What Are International Courts Made of? The Law and Politics of 'Recognised Competence in International Law' and How to Control the Bench
Room 630, Level 6
Melbourne Law School
185 Pelham Street
The quality of the membership of an international court is an indiscreet matter to address. The ‘sensitivity and secrecy’ surrounding aspects of the nomination and (s)election of judges is the reason that legal scholarship infrequently addresses such aspects. However, the composition of a court and, in particular, the competence of judges is of central significance to enhancing confidence in the courts’ role within international law and international affairs.
This presentation explores the meaning and (formal or informal) evolution of the statutory requirement ‘recognised competence in international law’ in judicial and State practice. The discussion compares across many international courts and (quasi)adjudicative bodies, namely the International Court of Justice (ICJ), the Permanent Court of Arbitration (PCA) Specialised Panels, the International Tribunal for the Law of the Sea (ITLOS), the International Criminal Court (ICC), the International Centre for Settlement of Investment Disputes (ICSID) Panels, the World Trade Organisation (WTO) Panels, the European Court of Human Rights (ECtHR), the African Court of Human and Peoples’ Rights (ACtHPR) and the future African Court of Justice and Human Rights, and the Caribbean Court of Justice.

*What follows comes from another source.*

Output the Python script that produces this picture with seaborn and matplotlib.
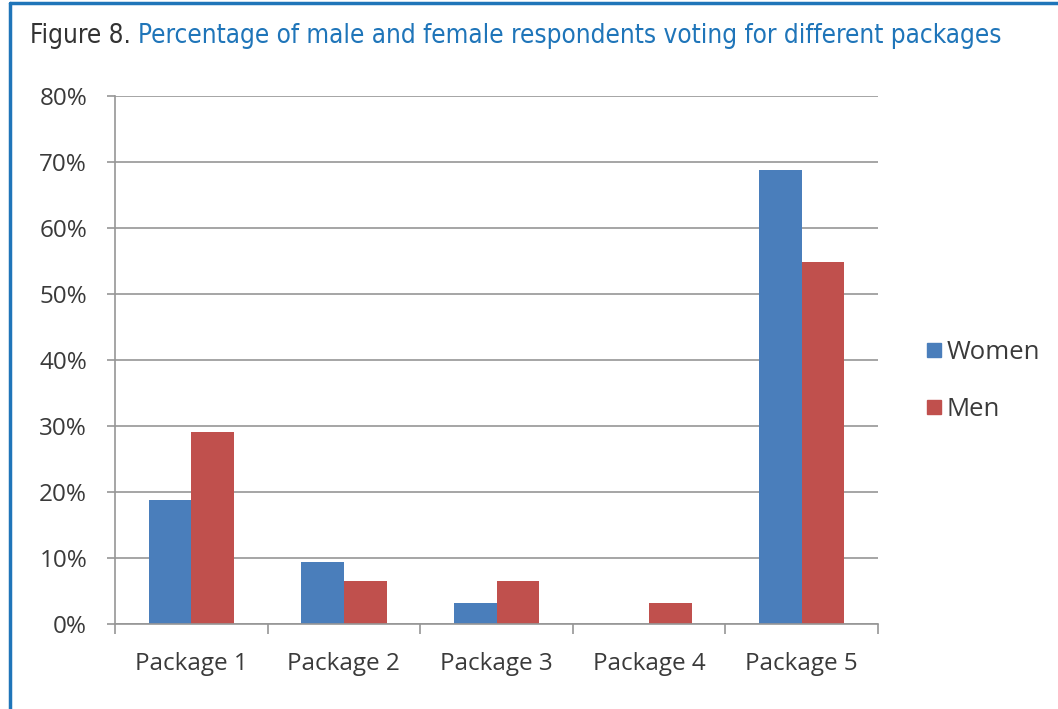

The presentation’s main argument is that the recognised competence in international law has evolved from a craft to be learned up to an epistemic and disciplinary category of expertise encapsulating today both the specialisation of international law and the pressing need for the intellectual quality to retain an overall grasp of international law. These two simultaneous forces – specialisation and the ability to 'see the forest for the trees' – serve different needs in judicial dispute settlement and they are also used by States to control the bench. Most importantly, the recognised competence in international law vis-à-vis specialised areas of international law is seen by States not only as a form of expertise or the intellectual quality to have a holistic perspective but also as the ability and inclination to accommodate specific considerations when resolving international disputes and hence control and stir the bench toward specific directions.
Dr Mando Rachovista, Assistant Professor
Dr Mando Rachovista
Dr Mando Rachovitsa is an Assistant Professor of International Law at the University of Groningen since August 2016. She read for her PhD at the School of Law, University of Nottingham (UK) on the topic of fragmentation of international law. Upon completion of her PhD thesis in 2013, she took up an Assistant Professorship in Public International Law at the College of Law, Qatar University where she taught international law and human rights until 2016. Her current research interests revolve around judicial dispute settlement, treaty interpretation, international human rights law as well as the role of international law in regulating aspects of cyberspace.